Begin
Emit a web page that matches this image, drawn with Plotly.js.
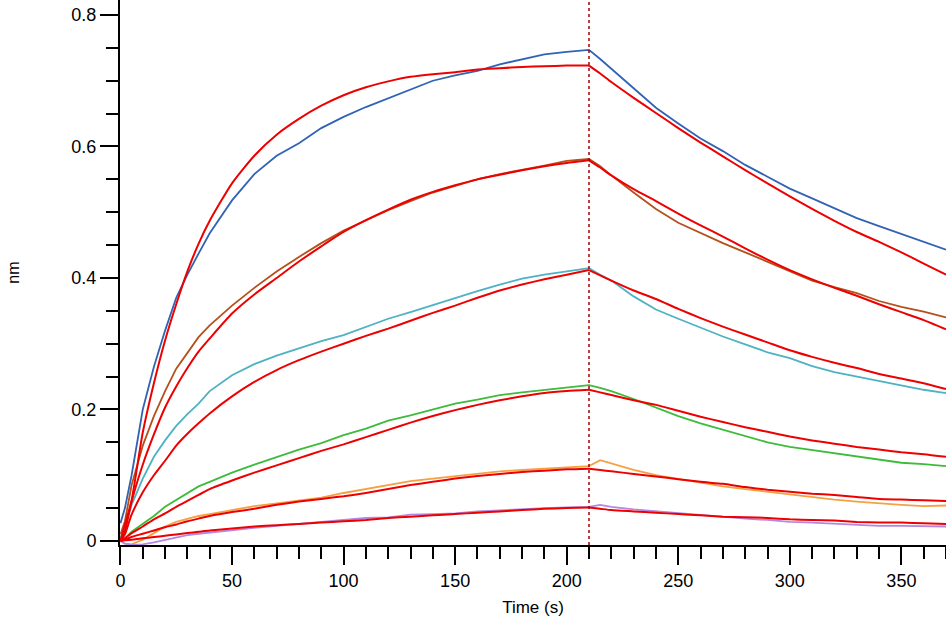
<!DOCTYPE html>
<html>
<head>
<meta charset="utf-8">
<script src="https://cdn.plot.ly/plotly-3.0.1.min.js"></script>
<style>html,body{margin:0;padding:0;background:#fff;}#chart{width:946px;height:620px;}</style>
</head>
<body>
<div id="chart"></div>
<script>
// Time points (s): association 0-210, dissociation 210-370
const time = [0, 2, 5, 10, 15, 20, 25, 30, 35, 40, 50, 60, 70, 80, 90, 100, 110, 120, 130, 140, 150, 160, 170, 180, 190, 200, 210,
  215, 220, 230, 240, 250, 260, 270, 280, 290, 300, 310, 320, 330, 340, 350, 360, 370];
const switchTime = 210;

// Measured responses (nm)
const blueData = [0.027, 0.05, 0.10, 0.20, 0.265, 0.32, 0.37, 0.405, 0.437, 0.468, 0.518, 0.558, 0.586, 0.605, 0.628, 0.645, 0.660, 0.673, 0.687, 0.700, 0.708, 0.715, 0.725, 0.733, 0.740, 0.744, 0.747,
  0.733, 0.718, 0.688, 0.659, 0.635, 0.612, 0.593, 0.572, 0.554, 0.536, 0.521, 0.506, 0.491, 0.479, 0.467, 0.455, 0.443];
const brownData = [0.01, 0.03, 0.085, 0.145, 0.19, 0.228, 0.262, 0.287, 0.31, 0.328, 0.358, 0.385, 0.41, 0.432, 0.453, 0.472, 0.488, 0.503, 0.517, 0.530, 0.540, 0.550, 0.558, 0.564, 0.571, 0.578, 0.581,
  0.570, 0.556, 0.530, 0.505, 0.484, 0.468, 0.453, 0.439, 0.425, 0.410, 0.396, 0.386, 0.377, 0.365, 0.356, 0.349, 0.340];
const cyanData = [0.005, 0.02, 0.055, 0.095, 0.128, 0.153, 0.175, 0.193, 0.209, 0.228, 0.252, 0.269, 0.282, 0.293, 0.304, 0.313, 0.325, 0.338, 0.348, 0.359, 0.369, 0.380, 0.390, 0.399, 0.405, 0.410, 0.415,
  0.405, 0.396, 0.372, 0.352, 0.338, 0.324, 0.311, 0.299, 0.287, 0.278, 0.266, 0.257, 0.250, 0.243, 0.237, 0.230, 0.225];
const greenData = [0, 0.004, 0.014, 0.026, 0.038, 0.052, 0.062, 0.072, 0.083, 0.09, 0.104, 0.116, 0.128, 0.139, 0.149, 0.161, 0.171, 0.183, 0.191, 0.200, 0.209, 0.215, 0.222, 0.226, 0.230, 0.234, 0.237,
  0.233, 0.228, 0.216, 0.203, 0.190, 0.179, 0.169, 0.159, 0.150, 0.143, 0.138, 0.133, 0.128, 0.123, 0.119, 0.117, 0.114];
const orangeData = [0, -0.004, -0.005, 0.002, 0.012, 0.022, 0.029, 0.034, 0.038, 0.041, 0.047, 0.053, 0.057, 0.062, 0.066, 0.073, 0.079, 0.084, 0.091, 0.095, 0.099, 0.103, 0.106, 0.108, 0.110, 0.112, 0.114,
  0.123, 0.118, 0.108, 0.100, 0.094, 0.088, 0.083, 0.079, 0.075, 0.070, 0.067, 0.063, 0.060, 0.057, 0.055, 0.053, 0.054];
const purpleData = [0, -0.004, -0.006, -0.005, -0.002, 0.002, 0.005, 0.009, 0.011, 0.013, 0.016, 0.020, 0.023, 0.026, 0.030, 0.032, 0.035, 0.036, 0.040, 0.041, 0.042, 0.045, 0.047, 0.049, 0.050, 0.051, 0.052,
  0.055, 0.052, 0.048, 0.045, 0.042, 0.039, 0.036, 0.034, 0.032, 0.029, 0.028, 0.026, 0.024, 0.023, 0.023, 0.022, 0.022];

// Fitted curves (nm)
const fit1 = [0, 0.025, 0.062, 0.165, 0.24, 0.305, 0.36, 0.41, 0.452, 0.487, 0.544, 0.586, 0.618, 0.642, 0.662, 0.678, 0.690, 0.699, 0.706, 0.710, 0.713, 0.717, 0.719, 0.721, 0.722, 0.723, 0.723,
  0.711, 0.698, 0.674, 0.651, 0.628, 0.606, 0.585, 0.564, 0.544, 0.524, 0.505, 0.487, 0.470, 0.455, 0.439, 0.422, 0.405];
const fit2 = [0, 0.015, 0.06, 0.116, 0.162, 0.203, 0.235, 0.263, 0.288, 0.308, 0.346, 0.375, 0.400, 0.425, 0.448, 0.470, 0.488, 0.504, 0.519, 0.531, 0.541, 0.550, 0.557, 0.564, 0.570, 0.575, 0.579,
  0.568, 0.556, 0.535, 0.517, 0.498, 0.480, 0.463, 0.445, 0.428, 0.412, 0.398, 0.385, 0.373, 0.360, 0.348, 0.336, 0.322];
const fit3 = [0, 0.01, 0.04, 0.074, 0.10, 0.122, 0.145, 0.163, 0.179, 0.194, 0.22, 0.242, 0.260, 0.275, 0.288, 0.300, 0.312, 0.323, 0.335, 0.347, 0.358, 0.370, 0.381, 0.390, 0.398, 0.405, 0.412,
  0.404, 0.396, 0.381, 0.368, 0.353, 0.339, 0.326, 0.314, 0.302, 0.290, 0.280, 0.271, 0.263, 0.254, 0.247, 0.240, 0.231];
const fit4 = [0, 0.004, 0.012, 0.022, 0.033, 0.042, 0.052, 0.061, 0.07, 0.079, 0.092, 0.104, 0.115, 0.126, 0.137, 0.147, 0.158, 0.169, 0.180, 0.190, 0.199, 0.207, 0.214, 0.220, 0.225, 0.228, 0.230,
  0.226, 0.222, 0.214, 0.207, 0.198, 0.189, 0.181, 0.173, 0.166, 0.159, 0.153, 0.148, 0.143, 0.139, 0.135, 0.132, 0.128];
const fit5 = [0, 0.002, 0.006, 0.011, 0.016, 0.021, 0.025, 0.03, 0.034, 0.038, 0.044, 0.049, 0.055, 0.06, 0.064, 0.068, 0.073, 0.079, 0.085, 0.090, 0.095, 0.099, 0.102, 0.105, 0.107, 0.109, 0.110,
  0.108, 0.106, 0.102, 0.098, 0.094, 0.090, 0.087, 0.082, 0.078, 0.075, 0.072, 0.070, 0.067, 0.064, 0.063, 0.062, 0.061];
const fit6 = [0, 0.001, 0.002, 0.004, 0.006, 0.008, 0.010, 0.012, 0.014, 0.016, 0.019, 0.022, 0.024, 0.026, 0.028, 0.030, 0.032, 0.035, 0.037, 0.039, 0.041, 0.043, 0.045, 0.047, 0.049, 0.050, 0.051,
  0.049, 0.047, 0.045, 0.043, 0.041, 0.039, 0.037, 0.036, 0.035, 0.033, 0.032, 0.031, 0.029, 0.028, 0.028, 0.027, 0.026];

const dataSeries = [blueData, brownData, cyanData, greenData, orangeData, purpleData];
const dataColors = ['#3163b4', '#b4501c', '#4eb2c2', '#3dbb3a', '#f5a142', '#b487e2'];
const fitSeries = [fit1, fit2, fit3, fit4, fit5, fit6];

const traces = [];
dataSeries.forEach((ys, i) => traces.push({
  x: time, y: ys, type: 'scatter', mode: 'lines',
  line: {color: dataColors[i], width: 1.8}, hoverinfo: 'skip'
}));
// fits: smooth curves, split into association and dissociation phases
const assocIdx = time.map((t, i) => i).filter(i => time[i] <= switchTime);
const dissocIdx = time.map((t, i) => i).filter(i => time[i] >= switchTime);
fitSeries.forEach(ys => {
  [assocIdx, dissocIdx].forEach(idx => traces.push({
    x: idx.map(i => time[i]), y: idx.map(i => ys[i]), type: 'scatter', mode: 'lines',
    line: {color: '#ee0000', width: 2, shape: 'spline', smoothing: 0.6}, hoverinfo: 'skip'
  }));
});

const fontFam = 'Arial, "Liberation Sans", sans-serif';
const layout = {
  width: 946, height: 620,
  margin: {l: 120, r: 0, t: 0, b: 75},
  paper_bgcolor: '#ffffff', plot_bgcolor: '#ffffff',
  showlegend: false,
  font: {family: fontFam, color: '#000', size: 18},
  xaxis: {
    range: [-0.2, 370], showgrid: false, zeroline: false,
    showline: true, linecolor: '#000', linewidth: 2,
    ticks: 'outside', ticklen: 18, tickwidth: 2, tickcolor: '#000',
    tick0: 0, dtick: 50,
    minor: {dtick: 10, ticks: 'outside', ticklen: 12, tickwidth: 2, tickcolor: '#000', showgrid: false},
    tickfont: {size: 18, family: fontFam},
    title: {text: 'Time (s)', font: {size: 17, family: fontFam}, standoff: 12}
  },
  yaxis: {
    range: [-0.0061, 0.8228], showgrid: false, zeroline: false,
    showline: true, linecolor: '#000', linewidth: 2,
    ticks: 'outside', ticklen: 18, tickwidth: 2, tickcolor: '#000',
    tick0: 0, dtick: 0.2,
    minor: {dtick: 0.05, ticks: 'outside', ticklen: 12, tickwidth: 2, tickcolor: '#000', showgrid: false},
    tickfont: {size: 18, family: fontFam},
    title: {text: 'nm', font: {size: 16, family: fontFam}, standoff: 48}
  },
  shapes: [{
    type: 'line', xref: 'x', yref: 'paper',
    x0: switchTime, x1: switchTime, y0: 0, y1: 1,
    line: {color: '#a00000', width: 1.5, dash: 'dot'}
  }]
};

Plotly.newPlot('chart', traces, layout, {displayModeBar: false, staticPlot: true});
</script>
</body>
</html>
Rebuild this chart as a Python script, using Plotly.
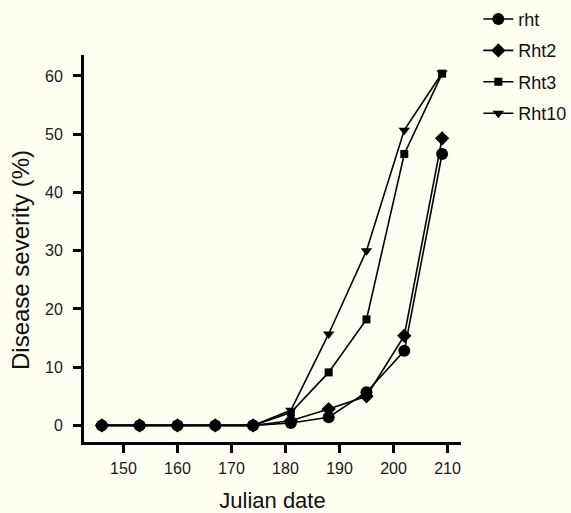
import plotly.graph_objects as go

# Julian dates of the assessments
julian_date = [146, 153, 160, 167, 174, 181, 188, 195, 202, 209]

# Disease severity (%) per genotype
rht = [0, 0, 0, 0, 0, 0.4, 1.4, 5.7, 12.8, 46.6]
rht2 = [0, 0, 0, 0, 0, 0.8, 2.8, 5.0, 15.4, 49.3]
rht3 = [0, 0, 0, 0, 0, 2.2, 9.1, 18.2, 46.6, 60.4]
rht10 = [0, 0, 0, 0, 0, 2.6, 15.7, 30.0, 50.7, 60.5]

series = [
    ("rht", rht, "circle", 12),
    ("Rht2", rht2, "diamond", 11),
    ("Rht3", rht3, "square", 8),
    ("Rht10", rht10, "triangle-down", 10),
]

bg = "#FEFDF2"
font_family = "Arial, Liberation Sans, sans-serif"

fig = go.Figure()
for name, vals, sym, size in series:
    fig.add_trace(go.Scatter(
        x=julian_date, y=vals, name=name, mode="lines+markers",
        legendgroup=name,
        line=dict(color="black", width=1.6),
        marker=dict(symbol=sym, size=size, color="black"),
    ))

axis_common = dict(
    showline=True, linecolor="black", linewidth=3,
    ticks="outside", ticklen=8, tickwidth=3, tickcolor="black",
    showgrid=False, zeroline=False,
    tickfont=dict(family=font_family, size=16, color="#1a1a1a"),
)

fig.update_layout(
    width=571, height=513,
    margin=dict(l=84, r=110, t=55, b=71, autoexpand=False),
    paper_bgcolor=bg, plot_bgcolor=bg,
    font=dict(family=font_family, color="#111"),
    xaxis=dict(range=[142.7, 212.5], tickvals=[150, 160, 170, 180, 190, 200, 210],
               ticklabelstandoff=2,
               title=dict(text="Julian date", standoff=17,
                          font=dict(family=font_family, size=22, color="#111")),
               **axis_common),
    yaxis=dict(range=[-2.85, 63.6], tickvals=[0, 10, 20, 30, 40, 50, 60],
               ticklabelstandoff=7, **axis_common),
    legend=dict(x=1.046, y=1.14, xanchor="left", yanchor="top",
                bgcolor="rgba(0,0,0,0)", tracegroupgap=5,
                font=dict(size=18, color="#111")),
)

# Vertical axis label, placed slightly below the plot's mid-height
fig.add_annotation(
    text="Disease severity (%)", textangle=-90, showarrow=False,
    xref="paper", yref="paper", x=-0.17, y=0.47,
    xanchor="center", yanchor="middle",
    font=dict(family=font_family, size=24, color="#111"),
)

fig.write_html("out.html")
End
- [What is expected]
Using the entries above, repeat exactly the lines from the one with "Rebuild this chart" to the one with "195, 202, 209]", both included, and leave the pictures behind.

- [Exercise response]
Rebuild this chart as a Python script, using Plotly.
import plotly.graph_objects as go

# Julian dates of the assessments
julian_date = [146, 153, 160, 167, 174, 181, 188, 195, 202, 209]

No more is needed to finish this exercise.